> [Your objective]: Output all the data exactly. Pictures do not belong in the copy.

> [Dataset]:
============================================================
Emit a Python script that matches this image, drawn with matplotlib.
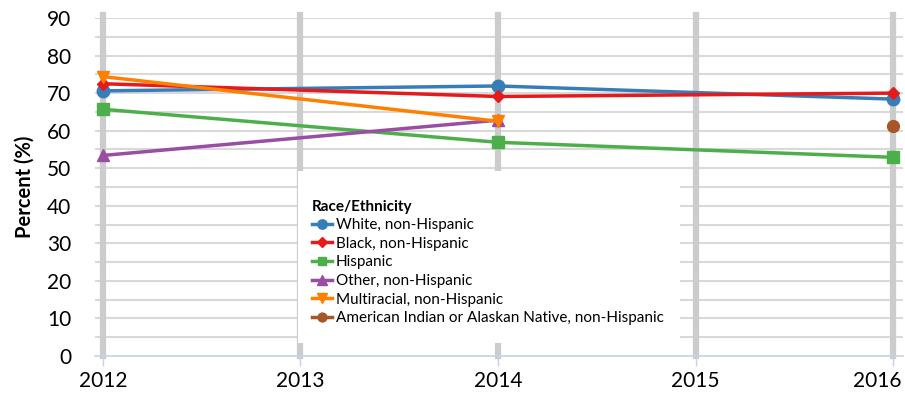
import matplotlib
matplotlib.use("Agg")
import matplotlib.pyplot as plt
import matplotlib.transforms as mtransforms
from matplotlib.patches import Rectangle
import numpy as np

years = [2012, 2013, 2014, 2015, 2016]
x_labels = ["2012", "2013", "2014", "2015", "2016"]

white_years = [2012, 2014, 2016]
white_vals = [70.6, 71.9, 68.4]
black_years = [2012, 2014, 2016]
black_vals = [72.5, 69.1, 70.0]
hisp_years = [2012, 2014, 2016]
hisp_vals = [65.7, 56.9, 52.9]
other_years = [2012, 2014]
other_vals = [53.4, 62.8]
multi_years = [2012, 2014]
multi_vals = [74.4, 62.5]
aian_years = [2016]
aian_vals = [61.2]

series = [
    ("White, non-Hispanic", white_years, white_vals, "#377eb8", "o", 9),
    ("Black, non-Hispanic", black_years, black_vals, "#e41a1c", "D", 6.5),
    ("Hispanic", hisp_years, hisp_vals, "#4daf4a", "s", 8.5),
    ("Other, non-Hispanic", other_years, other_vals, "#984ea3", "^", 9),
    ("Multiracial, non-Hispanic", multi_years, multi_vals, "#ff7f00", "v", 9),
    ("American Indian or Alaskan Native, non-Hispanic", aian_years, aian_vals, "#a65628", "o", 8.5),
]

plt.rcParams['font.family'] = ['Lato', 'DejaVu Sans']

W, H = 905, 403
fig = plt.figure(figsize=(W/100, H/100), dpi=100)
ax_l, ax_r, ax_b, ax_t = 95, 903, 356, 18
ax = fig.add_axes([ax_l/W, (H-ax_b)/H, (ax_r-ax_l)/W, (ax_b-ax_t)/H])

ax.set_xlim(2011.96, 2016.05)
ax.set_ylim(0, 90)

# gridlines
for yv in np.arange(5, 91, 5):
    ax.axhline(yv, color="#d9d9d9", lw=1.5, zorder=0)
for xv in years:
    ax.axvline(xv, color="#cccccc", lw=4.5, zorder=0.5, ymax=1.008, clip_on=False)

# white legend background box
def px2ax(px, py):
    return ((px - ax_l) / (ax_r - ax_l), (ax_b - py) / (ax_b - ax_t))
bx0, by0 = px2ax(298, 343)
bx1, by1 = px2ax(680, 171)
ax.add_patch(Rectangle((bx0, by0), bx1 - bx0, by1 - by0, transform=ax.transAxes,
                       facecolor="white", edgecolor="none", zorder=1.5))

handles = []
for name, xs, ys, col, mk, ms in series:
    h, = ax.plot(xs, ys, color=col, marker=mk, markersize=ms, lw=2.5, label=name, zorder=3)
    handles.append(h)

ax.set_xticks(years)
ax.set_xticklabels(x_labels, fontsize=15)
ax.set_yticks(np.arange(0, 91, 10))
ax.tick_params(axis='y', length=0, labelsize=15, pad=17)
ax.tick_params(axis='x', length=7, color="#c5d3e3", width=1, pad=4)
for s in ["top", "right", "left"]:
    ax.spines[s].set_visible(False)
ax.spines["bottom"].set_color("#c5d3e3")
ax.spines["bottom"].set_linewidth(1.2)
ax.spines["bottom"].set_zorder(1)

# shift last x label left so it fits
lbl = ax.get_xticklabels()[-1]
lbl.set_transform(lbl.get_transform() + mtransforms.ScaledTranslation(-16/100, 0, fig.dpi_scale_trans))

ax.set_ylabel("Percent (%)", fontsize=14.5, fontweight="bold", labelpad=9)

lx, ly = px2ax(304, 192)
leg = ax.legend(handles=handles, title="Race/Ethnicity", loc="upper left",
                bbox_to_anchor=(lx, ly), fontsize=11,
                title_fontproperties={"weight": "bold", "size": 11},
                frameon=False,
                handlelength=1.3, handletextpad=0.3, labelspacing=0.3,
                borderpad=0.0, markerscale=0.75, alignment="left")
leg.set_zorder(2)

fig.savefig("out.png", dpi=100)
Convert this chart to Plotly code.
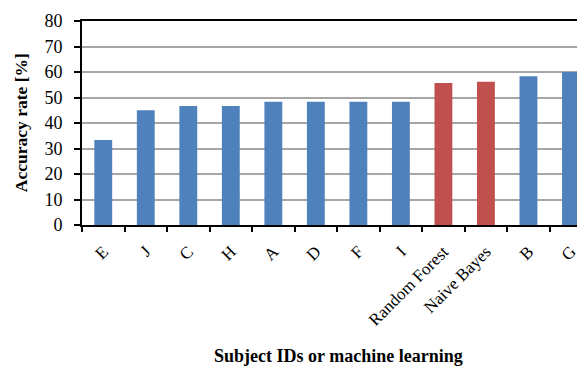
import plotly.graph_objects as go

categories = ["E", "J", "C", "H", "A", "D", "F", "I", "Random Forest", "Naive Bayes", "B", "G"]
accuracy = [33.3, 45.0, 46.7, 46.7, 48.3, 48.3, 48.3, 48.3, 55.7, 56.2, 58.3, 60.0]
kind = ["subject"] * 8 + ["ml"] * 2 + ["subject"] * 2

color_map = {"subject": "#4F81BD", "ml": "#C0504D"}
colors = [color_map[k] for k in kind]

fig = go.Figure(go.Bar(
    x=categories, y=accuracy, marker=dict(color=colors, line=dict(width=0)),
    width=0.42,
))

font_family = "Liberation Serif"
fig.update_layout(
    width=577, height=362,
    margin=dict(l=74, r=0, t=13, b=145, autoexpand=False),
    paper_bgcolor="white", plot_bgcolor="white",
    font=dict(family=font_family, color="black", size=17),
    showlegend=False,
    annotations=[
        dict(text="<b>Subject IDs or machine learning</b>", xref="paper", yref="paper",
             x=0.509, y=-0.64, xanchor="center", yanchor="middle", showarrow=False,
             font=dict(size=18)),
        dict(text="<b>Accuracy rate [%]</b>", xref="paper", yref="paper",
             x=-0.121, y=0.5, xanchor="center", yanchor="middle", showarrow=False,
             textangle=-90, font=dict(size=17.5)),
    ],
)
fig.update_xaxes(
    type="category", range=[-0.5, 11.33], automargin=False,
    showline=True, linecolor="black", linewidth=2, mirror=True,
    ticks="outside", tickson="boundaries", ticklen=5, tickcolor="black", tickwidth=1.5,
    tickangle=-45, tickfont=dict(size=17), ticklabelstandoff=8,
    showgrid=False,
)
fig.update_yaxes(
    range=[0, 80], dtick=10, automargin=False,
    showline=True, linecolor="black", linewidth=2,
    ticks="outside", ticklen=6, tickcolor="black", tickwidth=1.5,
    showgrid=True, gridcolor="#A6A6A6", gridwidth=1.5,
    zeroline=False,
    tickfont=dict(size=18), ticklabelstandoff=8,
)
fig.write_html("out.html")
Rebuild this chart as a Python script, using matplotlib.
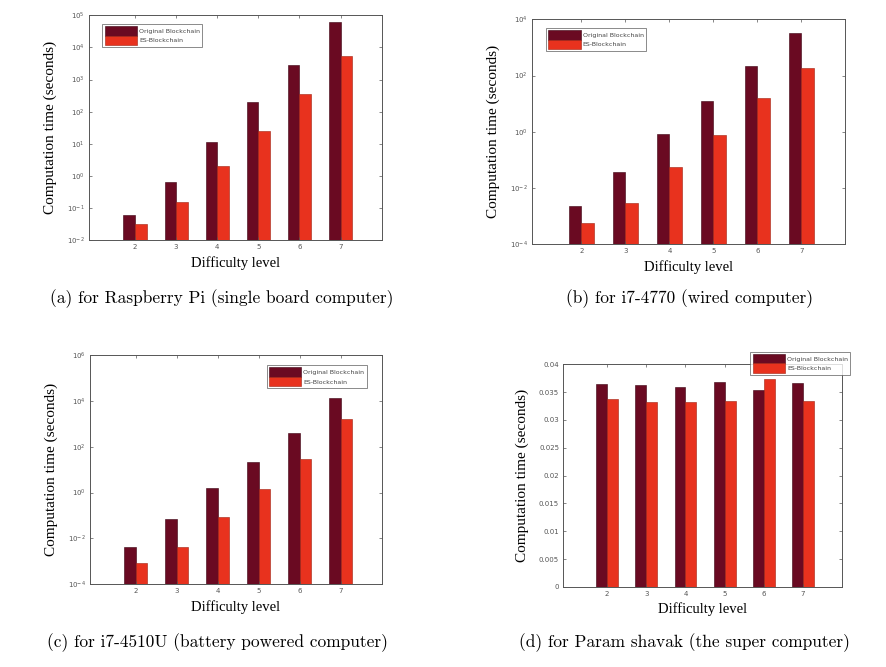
============================================================
> [Written answer]:
Emit a Python script that matches this image, drawn with matplotlib.
import matplotlib
matplotlib.use("Agg")
import matplotlib.pyplot as plt
import matplotlib.transforms as mtransforms
from matplotlib.patches import Rectangle
import numpy as np

years = [2012, 2013, 2014, 2015, 2016]
x_labels = ["2012", "2013", "2014", "2015", "2016"]

white_years = [2012, 2014, 2016]
white_vals = [70.6, 71.9, 68.4]
black_years = [2012, 2014, 2016]
black_vals = [72.5, 69.1, 70.0]
hisp_years = [2012, 2014, 2016]
hisp_vals = [65.7, 56.9, 52.9]
other_years = [2012, 2014]
other_vals = [53.4, 62.8]
multi_years = [2012, 2014]
multi_vals = [74.4, 62.5]
aian_years = [2016]
aian_vals = [61.2]

series = [
    ("White, non-Hispanic", white_years, white_vals, "#377eb8", "o", 9),
    ("Black, non-Hispanic", black_years, black_vals, "#e41a1c", "D", 6.5),
    ("Hispanic", hisp_years, hisp_vals, "#4daf4a", "s", 8.5),
    ("Other, non-Hispanic", other_years, other_vals, "#984ea3", "^", 9),
    ("Multiracial, non-Hispanic", multi_years, multi_vals, "#ff7f00", "v", 9),
    ("American Indian or Alaskan Native, non-Hispanic", aian_years, aian_vals, "#a65628", "o", 8.5),
]

plt.rcParams['font.family'] = ['Lato', 'DejaVu Sans']

W, H = 905, 403
fig = plt.figure(figsize=(W/100, H/100), dpi=100)
ax_l, ax_r, ax_b, ax_t = 95, 903, 356, 18
ax = fig.add_axes([ax_l/W, (H-ax_b)/H, (ax_r-ax_l)/W, (ax_b-ax_t)/H])

ax.set_xlim(2011.96, 2016.05)
ax.set_ylim(0, 90)

# gridlines
for yv in np.arange(5, 91, 5):
    ax.axhline(yv, color="#d9d9d9", lw=1.5, zorder=0)
for xv in years:
    ax.axvline(xv, color="#cccccc", lw=4.5, zorder=0.5, ymax=1.008, clip_on=False)

# white legend background box
def px2ax(px, py):
    return ((px - ax_l) / (ax_r - ax_l), (ax_b - py) / (ax_b - ax_t))
bx0, by0 = px2ax(298, 343)
bx1, by1 = px2ax(680, 171)
ax.add_patch(Rectangle((bx0, by0), bx1 - bx0, by1 - by0, transform=ax.transAxes,
                       facecolor="white", edgecolor="none", zorder=1.5))

handles = []
for name, xs, ys, col, mk, ms in series:
    h, = ax.plot(xs, ys, color=col, marker=mk, markersize=ms, lw=2.5, label=name, zorder=3)
    handles.append(h)

ax.set_xticks(years)
ax.set_xticklabels(x_labels, fontsize=15)
ax.set_yticks(np.arange(0, 91, 10))
ax.tick_params(axis='y', length=0, labelsize=15, pad=17)
ax.tick_params(axis='x', length=7, color="#c5d3e3", width=1, pad=4)
for s in ["top", "right", "left"]:
    ax.spines[s].set_visible(False)
ax.spines["bottom"].set_color("#c5d3e3")
ax.spines["bottom"].set_linewidth(1.2)
ax.spines["bottom"].set_zorder(1)

# shift last x label left so it fits
lbl = ax.get_xticklabels()[-1]
lbl.set_transform(lbl.get_transform() + mtransforms.ScaledTranslation(-16/100, 0, fig.dpi_scale_trans))

ax.set_ylabel("Percent (%)", fontsize=14.5, fontweight="bold", labelpad=9)

lx, ly = px2ax(304, 192)
leg = ax.legend(handles=handles, title="Race/Ethnicity", loc="upper left",
                bbox_to_anchor=(lx, ly), fontsize=11,
                title_fontproperties={"weight": "bold", "size": 11},
                frameon=False,
                handlelength=1.3, handletextpad=0.3, labelspacing=0.3,
                borderpad=0.0, markerscale=0.75, alignment="left")
leg.set_zorder(2)

fig.savefig("out.png", dpi=100)
Convert this chart to Plotly code.
import plotly.graph_objects as go

categories = ["E", "J", "C", "H", "A", "D", "F", "I", "Random Forest", "Naive Bayes", "B", "G"]
accuracy = [33.3, 45.0, 46.7, 46.7, 48.3, 48.3, 48.3, 48.3, 55.7, 56.2, 58.3, 60.0]
kind = ["subject"] * 8 + ["ml"] * 2 + ["subject"] * 2

color_map = {"subject": "#4F81BD", "ml": "#C0504D"}
colors = [color_map[k] for k in kind]

fig = go.Figure(go.Bar(
    x=categories, y=accuracy, marker=dict(color=colors, line=dict(width=0)),
    width=0.42,
))

font_family = "Liberation Serif"
fig.update_layout(
    width=577, height=362,
    margin=dict(l=74, r=0, t=13, b=145, autoexpand=False),
    paper_bgcolor="white", plot_bgcolor="white",
    font=dict(family=font_family, color="black", size=17),
    showlegend=False,
    annotations=[
        dict(text="<b>Subject IDs or machine learning</b>", xref="paper", yref="paper",
             x=0.509, y=-0.64, xanchor="center", yanchor="middle", showarrow=False,
             font=dict(size=18)),
        dict(text="<b>Accuracy rate [%]</b>", xref="paper", yref="paper",
             x=-0.121, y=0.5, xanchor="center", yanchor="middle", showarrow=False,
             textangle=-90, font=dict(size=17.5)),
    ],
)
fig.update_xaxes(
    type="category", range=[-0.5, 11.33], automargin=False,
    showline=True, linecolor="black", linewidth=2, mirror=True,
    ticks="outside", tickson="boundaries", ticklen=5, tickcolor="black", tickwidth=1.5,
    tickangle=-45, tickfont=dict(size=17), ticklabelstandoff=8,
    showgrid=False,
)
fig.update_yaxes(
    range=[0, 80], dtick=10, automargin=False,
    showline=True, linecolor="black", linewidth=2,
    ticks="outside", ticklen=6, tickcolor="black", tickwidth=1.5,
    showgrid=True, gridcolor="#A6A6A6", gridwidth=1.5,
    zeroline=False,
    tickfont=dict(size=18), ticklabelstandoff=8,
)
fig.write_html("out.html")
Rebuild this chart as a Python script, using matplotlib.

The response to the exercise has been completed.